**EXERCISE PROMPT:**
Which lines hold the word "page"? Copy each one.

**MATERIAL PROVIDED:**
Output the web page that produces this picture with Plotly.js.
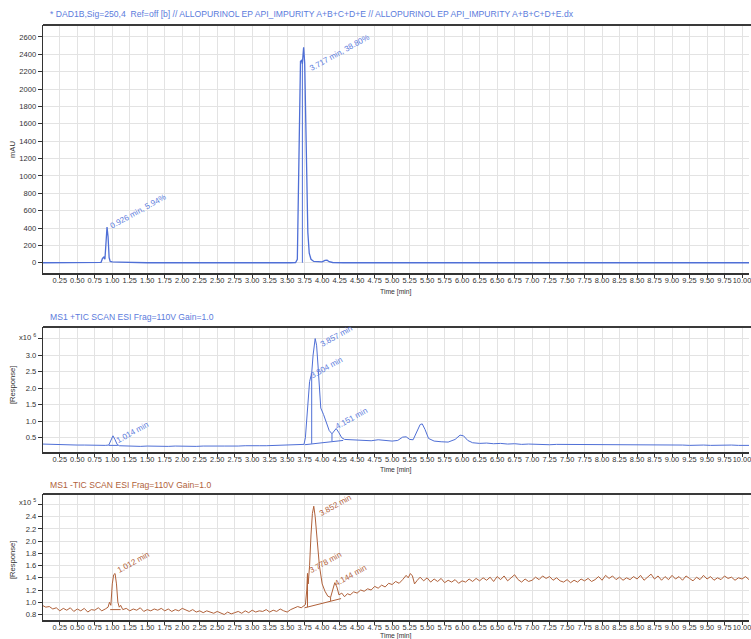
...
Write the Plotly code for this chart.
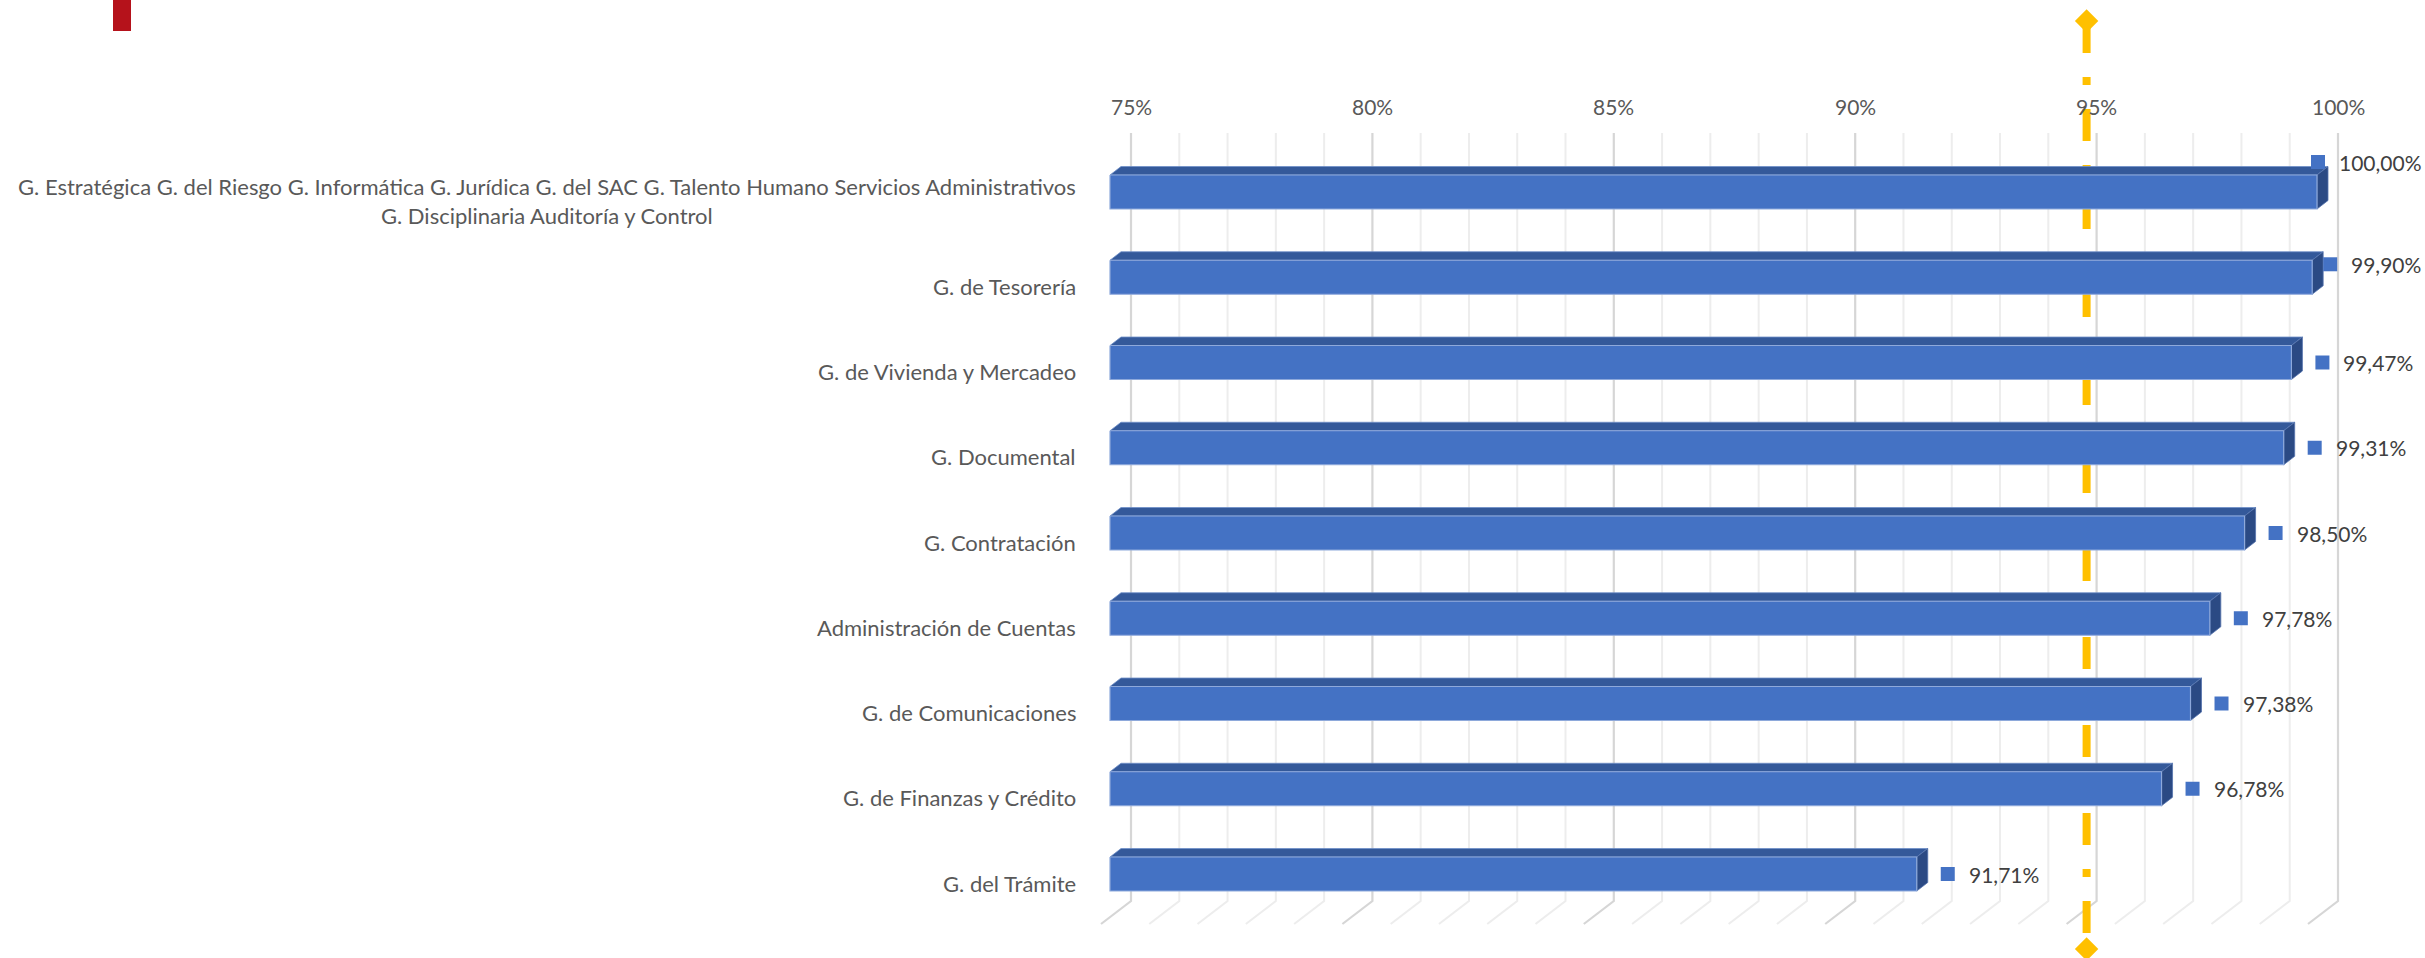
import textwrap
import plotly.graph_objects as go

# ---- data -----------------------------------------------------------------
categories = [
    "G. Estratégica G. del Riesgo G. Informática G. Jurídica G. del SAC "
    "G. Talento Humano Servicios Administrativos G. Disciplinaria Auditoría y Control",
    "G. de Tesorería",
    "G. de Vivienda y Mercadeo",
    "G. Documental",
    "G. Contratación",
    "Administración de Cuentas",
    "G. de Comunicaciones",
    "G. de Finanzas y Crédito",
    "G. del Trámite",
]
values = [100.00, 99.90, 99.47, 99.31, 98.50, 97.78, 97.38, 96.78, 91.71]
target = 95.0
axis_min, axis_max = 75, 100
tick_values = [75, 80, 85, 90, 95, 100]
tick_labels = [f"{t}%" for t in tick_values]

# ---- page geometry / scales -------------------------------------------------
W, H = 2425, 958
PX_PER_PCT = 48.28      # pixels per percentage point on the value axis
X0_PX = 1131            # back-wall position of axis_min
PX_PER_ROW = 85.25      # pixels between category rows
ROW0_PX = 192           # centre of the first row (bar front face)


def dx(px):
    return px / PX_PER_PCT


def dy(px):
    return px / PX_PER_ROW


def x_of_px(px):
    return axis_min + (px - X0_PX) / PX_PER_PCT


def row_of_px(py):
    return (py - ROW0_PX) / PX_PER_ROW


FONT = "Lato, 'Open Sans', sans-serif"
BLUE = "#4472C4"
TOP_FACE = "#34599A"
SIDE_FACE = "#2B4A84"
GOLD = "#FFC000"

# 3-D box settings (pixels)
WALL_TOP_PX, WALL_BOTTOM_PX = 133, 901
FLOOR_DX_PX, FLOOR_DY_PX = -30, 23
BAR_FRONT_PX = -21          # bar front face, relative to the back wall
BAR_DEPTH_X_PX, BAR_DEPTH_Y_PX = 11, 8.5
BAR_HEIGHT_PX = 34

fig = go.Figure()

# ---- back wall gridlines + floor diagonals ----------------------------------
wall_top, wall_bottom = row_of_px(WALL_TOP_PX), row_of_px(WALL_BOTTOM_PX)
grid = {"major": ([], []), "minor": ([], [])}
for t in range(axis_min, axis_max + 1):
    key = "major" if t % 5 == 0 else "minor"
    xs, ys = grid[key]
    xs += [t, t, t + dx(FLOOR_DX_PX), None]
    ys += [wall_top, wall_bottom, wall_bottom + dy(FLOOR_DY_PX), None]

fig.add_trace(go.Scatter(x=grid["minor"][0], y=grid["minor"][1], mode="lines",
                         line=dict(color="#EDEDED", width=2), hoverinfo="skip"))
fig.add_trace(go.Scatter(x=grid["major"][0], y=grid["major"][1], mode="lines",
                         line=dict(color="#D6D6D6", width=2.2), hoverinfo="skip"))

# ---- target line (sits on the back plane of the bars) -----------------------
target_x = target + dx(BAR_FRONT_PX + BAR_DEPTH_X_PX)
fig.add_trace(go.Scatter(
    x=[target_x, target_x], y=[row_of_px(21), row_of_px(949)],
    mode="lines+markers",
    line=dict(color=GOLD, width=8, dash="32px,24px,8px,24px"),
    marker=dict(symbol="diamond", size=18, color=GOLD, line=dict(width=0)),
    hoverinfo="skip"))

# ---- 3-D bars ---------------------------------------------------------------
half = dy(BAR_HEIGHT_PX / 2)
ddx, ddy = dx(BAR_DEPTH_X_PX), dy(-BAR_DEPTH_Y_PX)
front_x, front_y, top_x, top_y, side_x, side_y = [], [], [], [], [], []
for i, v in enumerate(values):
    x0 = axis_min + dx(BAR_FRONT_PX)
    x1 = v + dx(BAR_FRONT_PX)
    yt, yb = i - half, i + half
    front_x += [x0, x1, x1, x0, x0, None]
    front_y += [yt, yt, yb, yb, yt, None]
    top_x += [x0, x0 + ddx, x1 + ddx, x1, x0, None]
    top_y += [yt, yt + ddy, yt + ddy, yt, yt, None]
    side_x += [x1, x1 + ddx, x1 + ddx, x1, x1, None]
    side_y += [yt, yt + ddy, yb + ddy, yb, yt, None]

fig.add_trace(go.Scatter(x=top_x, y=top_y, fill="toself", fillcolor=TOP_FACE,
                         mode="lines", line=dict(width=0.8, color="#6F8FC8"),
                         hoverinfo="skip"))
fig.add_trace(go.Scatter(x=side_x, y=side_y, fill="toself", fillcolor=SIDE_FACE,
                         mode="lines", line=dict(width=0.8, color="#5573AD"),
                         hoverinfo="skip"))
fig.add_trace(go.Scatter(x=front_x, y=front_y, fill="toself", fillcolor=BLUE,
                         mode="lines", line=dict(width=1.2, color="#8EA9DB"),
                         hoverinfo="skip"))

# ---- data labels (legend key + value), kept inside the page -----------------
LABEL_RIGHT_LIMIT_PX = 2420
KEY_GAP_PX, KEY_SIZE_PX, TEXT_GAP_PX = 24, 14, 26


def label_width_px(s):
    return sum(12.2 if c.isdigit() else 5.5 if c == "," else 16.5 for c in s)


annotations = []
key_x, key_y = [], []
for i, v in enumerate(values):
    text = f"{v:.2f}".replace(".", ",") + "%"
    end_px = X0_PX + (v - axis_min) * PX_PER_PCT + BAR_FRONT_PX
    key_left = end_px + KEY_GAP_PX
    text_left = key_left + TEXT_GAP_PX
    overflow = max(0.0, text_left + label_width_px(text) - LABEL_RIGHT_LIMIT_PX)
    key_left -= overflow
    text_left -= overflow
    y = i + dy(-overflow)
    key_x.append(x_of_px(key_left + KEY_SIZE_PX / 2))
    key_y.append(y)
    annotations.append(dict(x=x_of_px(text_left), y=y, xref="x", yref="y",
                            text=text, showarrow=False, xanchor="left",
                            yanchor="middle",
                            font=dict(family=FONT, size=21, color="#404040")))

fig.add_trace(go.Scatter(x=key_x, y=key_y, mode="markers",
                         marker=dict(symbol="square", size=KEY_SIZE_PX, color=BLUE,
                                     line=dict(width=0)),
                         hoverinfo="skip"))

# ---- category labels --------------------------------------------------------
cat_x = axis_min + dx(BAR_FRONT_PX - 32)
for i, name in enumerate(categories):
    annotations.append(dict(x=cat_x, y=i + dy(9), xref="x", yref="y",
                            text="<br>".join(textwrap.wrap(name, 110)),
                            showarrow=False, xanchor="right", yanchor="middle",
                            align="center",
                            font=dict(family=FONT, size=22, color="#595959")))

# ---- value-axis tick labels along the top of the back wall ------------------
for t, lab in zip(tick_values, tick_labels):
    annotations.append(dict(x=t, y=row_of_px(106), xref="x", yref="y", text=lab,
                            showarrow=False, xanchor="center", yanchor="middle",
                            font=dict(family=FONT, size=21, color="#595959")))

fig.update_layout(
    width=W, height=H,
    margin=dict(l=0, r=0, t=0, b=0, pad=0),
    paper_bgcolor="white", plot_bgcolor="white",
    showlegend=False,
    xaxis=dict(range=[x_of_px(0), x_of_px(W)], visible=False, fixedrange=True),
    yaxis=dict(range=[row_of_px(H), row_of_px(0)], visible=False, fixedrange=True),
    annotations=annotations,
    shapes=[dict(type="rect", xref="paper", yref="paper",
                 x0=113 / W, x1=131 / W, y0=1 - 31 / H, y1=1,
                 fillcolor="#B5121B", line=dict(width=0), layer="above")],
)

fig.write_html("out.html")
...
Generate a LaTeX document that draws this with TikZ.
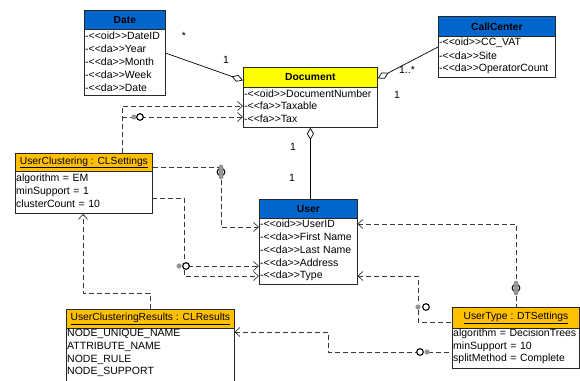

**CORRECT ANSWER:**
Output the web page that produces this picture with Plotly.js.
# ---- page geometry / scales -------------------------------------------------
# ---- data labels (legend key + value), kept inside the page -----------------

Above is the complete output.